Nella scuola purtroppo continua a prevalere l’aspetto legato ad un’istruzione che è ancora incentrata spesso solo su elementi tematici e talora nozionistici piuttosto che su attività di ricerca critica miranti a far emergere negli allievi un sapere capace di guidare alla comprensione della realtà, alla sua gestione razionale con la soluzione dei problemi e ad allargare l’orizzonte verso la costruzione di un futuro sempre più a misura del bene degli esseri umani.
I giovani sono una generazione interessata, attenta, sensibile, ma manifestano forme esistenziali legate a modelli d’inautenticità che certo sono il frutto di quella civiltà dell’immagine che propone principi, valori ed obiettivi sicuramente lontani da una vita che possa avere un senso legato a progetti di valorizzazione di quanto di più umano sia in uno studente che si affaccia alle relazioni con gli altri.

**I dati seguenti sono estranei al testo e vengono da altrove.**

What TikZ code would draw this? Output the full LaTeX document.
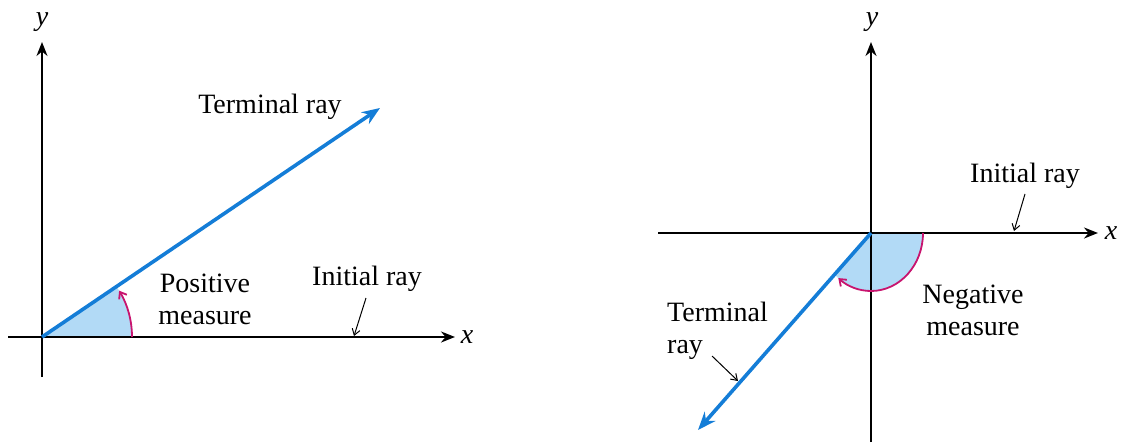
\documentclass[tikz,border=0pt]{standalone}
\usepackage{fontspec}
\setmainfont{Liberation Serif}
\usetikzlibrary{arrows.meta,calc}
\definecolor{rayblue}{RGB}{20,125,215}
\definecolor{fillblue}{RGB}{178,218,246}
\definecolor{arcmag}{RGB}{200,20,110}
\begin{document}
\begin{tikzpicture}[x=1pt,y=-1pt,font=\fontsize{28}{32}\selectfont,
  axis/.style={line width=1.8pt,-{Stealth[length=14pt,width=11pt]}},
  ray/.style={rayblue,line width=3.6pt,-{Stealth[length=18pt,width=14pt]}},
  anglearc/.style={arcmag,line width=1.8pt,-{Straight Barb[length=6pt,width=9pt]}},
  pointer/.style={line width=1pt,-{Straight Barb[length=6pt,width=8pt]}},
  lbl/.style={inner sep=0pt,align=center}]
\path[use as bounding box] (0,0) rectangle (1122,442);
% ---------- left diagram ----------
\coordinate (O1) at (42,337);
\coordinate (X1a) at (8,337);
\coordinate (X1b) at (455,337);
\coordinate (Y1a) at (42,377);
\coordinate (Y1b) at (42,42);
\coordinate (T1) at (380,108);
\fill[fillblue] (O1) -- ++(90,0) arc[start angle=0,end angle=-34.1,radius=90] -- cycle;
\draw[axis] (X1a) -- (X1b);
\draw[axis] (Y1a) -- (Y1b);
\node[lbl] (xl1) at (467,337) {\textit{x}};
\node[lbl] (yl1) at (42,22) {\textit{y}};
\draw[ray] (O1) -- (T1);
\draw[anglearc] ($(O1)+(90,0)$) arc[start angle=0,end angle=-31,radius=90];
\node[lbl] (term1) at (270,107) {Terminal ray};
\node[lbl] (pos) at (205,299) {Positive\\measure};
\node[lbl] (init1) at (367,279) {Initial ray};
\coordinate (p1s) at (366,298);
\coordinate (p1e) at (354,336);
\draw[pointer] (p1s) -- (p1e);
% ---------- right diagram ----------
\coordinate (O2) at (871,233);
\coordinate (X2a) at (658,233);
\coordinate (X2b) at (1098,233);
\coordinate (Y2a) at (871,442);
\coordinate (Y2b) at (871,42);
\coordinate (T2) at (698,430);
\fill[fillblue] (O2) -- ++(52,0) arc[start angle=0,end angle=134.4,x radius=52,y radius=58] -- cycle;
\draw[axis] (X2a) -- (X2b);
\draw[axis] (Y2a) -- (Y2b);
\node[lbl] (xl2) at (1111,233) {\textit{x}};
\node[lbl] (yl2) at (872,22) {\textit{y}};
\draw[ray] (O2) -- (T2);
\draw[anglearc] ($(O2)+(52,0)$) arc[start angle=0,end angle=129,x radius=52,y radius=58];
\node[lbl] (init2) at (1025,176) {Initial ray};
\coordinate (p2s) at (1025,194);
\coordinate (p2e) at (1014,231);
\draw[pointer] (p2s) -- (p2e);
\node[lbl] (neg) at (973,310) {Negative\\measure};
\node[lbl,align=left,anchor=north west] (term2) at (667,302) {Terminal\\ray};
\coordinate (p3s) at (712,356);
\coordinate (p3e) at (738,381);
\draw[pointer] (p3s) -- (p3e);
\end{tikzpicture}
\end{document}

Se il consumismo verso il superfluo e la ricerca del denaro sono diventati l’obiettivo della vita, forse il mondo degli adulti deve porsi qualche problema legato al rapporto di comunicazione con il mondo giovanile, chiedendosi anzitutto se non c’è stata un’assenza nella testimonianza di principi e valori legati ad un piano di autenticità nello stile di vita da ricercare per il bene comune.
Don Lorenzo Milani scriveva a tale proposito in “Esperienze Pastorali” che ci si deve chiedere non cosa si deve fare, ma come si dev’essere per fare scuola.

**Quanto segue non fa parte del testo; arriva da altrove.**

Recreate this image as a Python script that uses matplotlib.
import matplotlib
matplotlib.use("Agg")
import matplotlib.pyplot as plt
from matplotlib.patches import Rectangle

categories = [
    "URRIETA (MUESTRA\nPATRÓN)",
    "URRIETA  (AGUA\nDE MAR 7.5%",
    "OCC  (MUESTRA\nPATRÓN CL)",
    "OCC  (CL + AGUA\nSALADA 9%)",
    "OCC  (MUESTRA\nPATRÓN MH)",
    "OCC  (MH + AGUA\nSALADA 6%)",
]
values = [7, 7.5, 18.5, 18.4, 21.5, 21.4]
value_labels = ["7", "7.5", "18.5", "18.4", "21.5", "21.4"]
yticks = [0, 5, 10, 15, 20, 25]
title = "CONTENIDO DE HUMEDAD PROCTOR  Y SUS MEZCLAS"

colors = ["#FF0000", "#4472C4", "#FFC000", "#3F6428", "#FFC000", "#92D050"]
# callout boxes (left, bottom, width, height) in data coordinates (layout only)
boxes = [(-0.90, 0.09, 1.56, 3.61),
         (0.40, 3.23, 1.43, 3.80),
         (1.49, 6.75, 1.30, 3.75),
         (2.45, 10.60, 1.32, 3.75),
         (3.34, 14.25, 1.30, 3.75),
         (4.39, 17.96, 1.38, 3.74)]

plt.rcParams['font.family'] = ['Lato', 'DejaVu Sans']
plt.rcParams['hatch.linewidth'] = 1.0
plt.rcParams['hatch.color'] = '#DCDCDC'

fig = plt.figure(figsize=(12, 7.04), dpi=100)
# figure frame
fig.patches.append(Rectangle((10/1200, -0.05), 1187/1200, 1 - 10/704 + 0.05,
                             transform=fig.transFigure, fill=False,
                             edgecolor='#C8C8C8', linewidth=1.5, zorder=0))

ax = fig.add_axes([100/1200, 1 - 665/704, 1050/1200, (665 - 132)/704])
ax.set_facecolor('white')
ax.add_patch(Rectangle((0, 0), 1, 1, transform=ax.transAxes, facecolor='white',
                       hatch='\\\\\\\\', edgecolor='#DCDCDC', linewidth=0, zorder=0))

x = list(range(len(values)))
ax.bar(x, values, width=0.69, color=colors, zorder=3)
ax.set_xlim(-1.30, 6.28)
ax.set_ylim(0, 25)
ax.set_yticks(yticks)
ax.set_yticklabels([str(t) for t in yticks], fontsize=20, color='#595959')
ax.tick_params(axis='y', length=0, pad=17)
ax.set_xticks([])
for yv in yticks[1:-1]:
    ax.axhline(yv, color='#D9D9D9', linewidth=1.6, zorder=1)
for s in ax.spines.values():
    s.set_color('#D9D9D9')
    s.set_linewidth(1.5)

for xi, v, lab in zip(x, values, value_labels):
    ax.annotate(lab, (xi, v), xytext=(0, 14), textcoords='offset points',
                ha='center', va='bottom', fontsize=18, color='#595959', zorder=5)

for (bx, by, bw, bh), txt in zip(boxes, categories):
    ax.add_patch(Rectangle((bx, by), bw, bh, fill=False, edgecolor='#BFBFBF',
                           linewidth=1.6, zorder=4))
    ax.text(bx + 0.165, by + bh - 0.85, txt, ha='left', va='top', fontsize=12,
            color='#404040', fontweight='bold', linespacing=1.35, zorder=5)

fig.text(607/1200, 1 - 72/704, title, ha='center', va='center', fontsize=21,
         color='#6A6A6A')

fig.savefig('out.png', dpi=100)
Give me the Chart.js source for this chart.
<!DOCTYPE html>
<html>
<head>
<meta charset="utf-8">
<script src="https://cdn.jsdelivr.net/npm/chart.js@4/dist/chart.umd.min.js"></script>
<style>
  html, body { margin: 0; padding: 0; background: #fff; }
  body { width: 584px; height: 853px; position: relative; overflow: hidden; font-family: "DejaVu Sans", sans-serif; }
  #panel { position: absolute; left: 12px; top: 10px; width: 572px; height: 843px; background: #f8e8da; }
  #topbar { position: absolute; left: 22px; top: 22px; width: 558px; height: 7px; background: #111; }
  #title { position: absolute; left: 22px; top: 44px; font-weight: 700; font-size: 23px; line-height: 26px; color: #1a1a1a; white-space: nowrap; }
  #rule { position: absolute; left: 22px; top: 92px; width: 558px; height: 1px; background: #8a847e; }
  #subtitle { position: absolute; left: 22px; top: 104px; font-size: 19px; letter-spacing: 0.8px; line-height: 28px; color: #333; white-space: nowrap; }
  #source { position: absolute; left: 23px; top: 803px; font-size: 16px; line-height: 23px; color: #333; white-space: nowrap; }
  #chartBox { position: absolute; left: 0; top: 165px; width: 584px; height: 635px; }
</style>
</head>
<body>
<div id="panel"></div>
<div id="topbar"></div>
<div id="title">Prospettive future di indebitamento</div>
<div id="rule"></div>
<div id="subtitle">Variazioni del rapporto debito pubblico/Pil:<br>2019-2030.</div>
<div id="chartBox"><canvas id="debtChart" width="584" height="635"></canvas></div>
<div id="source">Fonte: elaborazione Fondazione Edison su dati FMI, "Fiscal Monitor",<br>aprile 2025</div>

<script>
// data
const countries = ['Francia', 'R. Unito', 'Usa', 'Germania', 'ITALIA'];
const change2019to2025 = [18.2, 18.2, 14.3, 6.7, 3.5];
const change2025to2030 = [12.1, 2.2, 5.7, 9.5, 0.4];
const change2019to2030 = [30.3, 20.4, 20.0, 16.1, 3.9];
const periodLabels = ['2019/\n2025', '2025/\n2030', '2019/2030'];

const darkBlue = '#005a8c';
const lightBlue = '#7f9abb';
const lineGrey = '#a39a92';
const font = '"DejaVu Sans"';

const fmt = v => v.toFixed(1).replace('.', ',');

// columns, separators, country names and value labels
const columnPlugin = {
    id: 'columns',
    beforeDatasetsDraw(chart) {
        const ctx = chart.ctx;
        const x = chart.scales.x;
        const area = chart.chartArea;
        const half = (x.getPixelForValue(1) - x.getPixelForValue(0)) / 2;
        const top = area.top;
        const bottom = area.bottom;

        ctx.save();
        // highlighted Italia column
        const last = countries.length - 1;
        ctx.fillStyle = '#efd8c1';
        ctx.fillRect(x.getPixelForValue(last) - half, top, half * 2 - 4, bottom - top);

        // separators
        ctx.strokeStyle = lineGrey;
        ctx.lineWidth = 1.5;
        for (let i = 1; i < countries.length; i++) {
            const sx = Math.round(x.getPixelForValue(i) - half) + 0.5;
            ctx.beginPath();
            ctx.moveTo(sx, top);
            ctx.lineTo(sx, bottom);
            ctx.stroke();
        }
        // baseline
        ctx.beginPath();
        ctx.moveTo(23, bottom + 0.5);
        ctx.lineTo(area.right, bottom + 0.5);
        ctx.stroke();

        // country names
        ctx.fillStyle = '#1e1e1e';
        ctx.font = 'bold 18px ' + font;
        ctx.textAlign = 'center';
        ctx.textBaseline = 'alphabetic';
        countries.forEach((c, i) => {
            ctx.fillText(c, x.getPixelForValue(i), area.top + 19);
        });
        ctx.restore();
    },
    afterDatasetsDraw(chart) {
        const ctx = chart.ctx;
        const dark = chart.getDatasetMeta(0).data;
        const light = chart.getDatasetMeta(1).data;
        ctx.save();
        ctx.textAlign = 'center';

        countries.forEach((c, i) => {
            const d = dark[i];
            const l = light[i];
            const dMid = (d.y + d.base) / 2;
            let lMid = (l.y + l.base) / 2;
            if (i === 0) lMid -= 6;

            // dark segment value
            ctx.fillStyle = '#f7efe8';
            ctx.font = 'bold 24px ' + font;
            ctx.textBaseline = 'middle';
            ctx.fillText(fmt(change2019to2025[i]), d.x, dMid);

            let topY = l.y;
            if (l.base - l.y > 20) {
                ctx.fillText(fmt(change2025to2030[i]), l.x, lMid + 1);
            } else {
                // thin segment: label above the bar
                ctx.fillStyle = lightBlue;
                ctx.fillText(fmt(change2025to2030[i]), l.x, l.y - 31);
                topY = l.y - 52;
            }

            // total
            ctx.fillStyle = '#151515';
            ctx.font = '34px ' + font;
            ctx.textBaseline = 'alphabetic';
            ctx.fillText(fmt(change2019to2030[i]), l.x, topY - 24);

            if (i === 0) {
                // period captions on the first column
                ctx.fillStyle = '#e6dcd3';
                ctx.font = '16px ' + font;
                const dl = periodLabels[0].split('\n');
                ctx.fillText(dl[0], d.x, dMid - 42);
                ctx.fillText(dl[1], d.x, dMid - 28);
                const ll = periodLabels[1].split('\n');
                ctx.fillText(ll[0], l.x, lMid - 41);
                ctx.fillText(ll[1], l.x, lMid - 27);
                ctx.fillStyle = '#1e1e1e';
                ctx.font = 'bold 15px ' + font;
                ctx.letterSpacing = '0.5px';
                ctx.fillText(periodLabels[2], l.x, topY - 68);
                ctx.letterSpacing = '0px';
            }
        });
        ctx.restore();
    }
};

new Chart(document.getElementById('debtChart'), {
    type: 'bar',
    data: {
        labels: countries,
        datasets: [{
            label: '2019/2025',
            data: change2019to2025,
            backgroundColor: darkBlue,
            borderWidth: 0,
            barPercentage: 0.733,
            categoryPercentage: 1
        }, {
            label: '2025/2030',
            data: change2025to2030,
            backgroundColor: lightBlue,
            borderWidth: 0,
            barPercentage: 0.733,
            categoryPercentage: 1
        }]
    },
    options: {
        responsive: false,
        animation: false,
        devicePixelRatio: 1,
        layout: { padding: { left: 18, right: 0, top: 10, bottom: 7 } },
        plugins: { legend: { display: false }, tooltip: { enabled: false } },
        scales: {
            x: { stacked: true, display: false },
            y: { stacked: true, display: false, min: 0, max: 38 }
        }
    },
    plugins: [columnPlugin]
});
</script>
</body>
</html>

La stessa concezione era nell’esperienza di un altro grande maestro del pensiero pedagogico e didattico come Paulo Freire.
Soprattutto a livello adolescenziale è importante orientare i ragazzi verso l’acquisizione di una propria identità con un modo libero e personale di leggere il reale e d’immaginare il senso dell’esistenza.
In questa direzione occorre ribadire che il processo formativo non comprende solo l’istruzione, ma soprattutto la proposta educativa indirizzata ad aiutare ogni soggetto nella piena libertà ad individuare le proprie potenzialità ed attitudini per poter esprimere al meglio la propria personalità.
L’educazione tuttavia dev’essere rivolta a tutti gli aspetti di cui si compone l’allievo e cioè il corpo, l’intelligenza, l’affettività e la volontà.
L’errore di quasi tutte le agenzie educative è stato quello di curare i primi due trascurando quasi del tutto gli altri, lasciando fuori dal processo di formazione umana emozioni, umori, sentimenti e capacità decisionali.
D’altronde non era possibile attendersi altro da un corpo docente che, a parte la preparazione specifica disciplinare, presenta competenze frammentarie sul piano pedagogico e psicologico.
Chissà quando si deciderà finalmente di aggiornare la preparazione docente con anni sabbatici e conseguenti corsi di livello universitario!
La famiglia, ma soprattutto la scuola non sono riuscite davvero finora a mettere in relazione sul piano educativo gli aspetti fisici, cognitivi, epistemici, culturali, emotivi e caratteriali capaci di far nascere comportamenti liberi e responsabili.
Ci sono aspetti della personalità dei giovani che tuttora, come aveva già sottolineato Francesco de Bartolomeis in “La ricerca come antipedagogia”, sono fuori dal processo educativo e che rischiano di portare le nuove generazioni verso una cultura di un relativismo permissivo che si impone proprio in assenza del potenziamento dello spirito critico e di una libera volontà personale.
È un rischio sottolineato già da un intellettuale come Umberto Galimberti e più recentemente dal sociologo Franco Garelli nel saggio “Educazione” edito da Il Mulino.
Una cultura plurale e campi d’intervento articolati su tutti gli aspetti della personalità sono gli elementi di un processo educativo in grado di uscire da stereotipi e di porsi come processo capace di guidare i giovani a dotarsi di competenze e di valori condivisi democraticamente per affrontare in libertà e serenità il percorso esistenziale.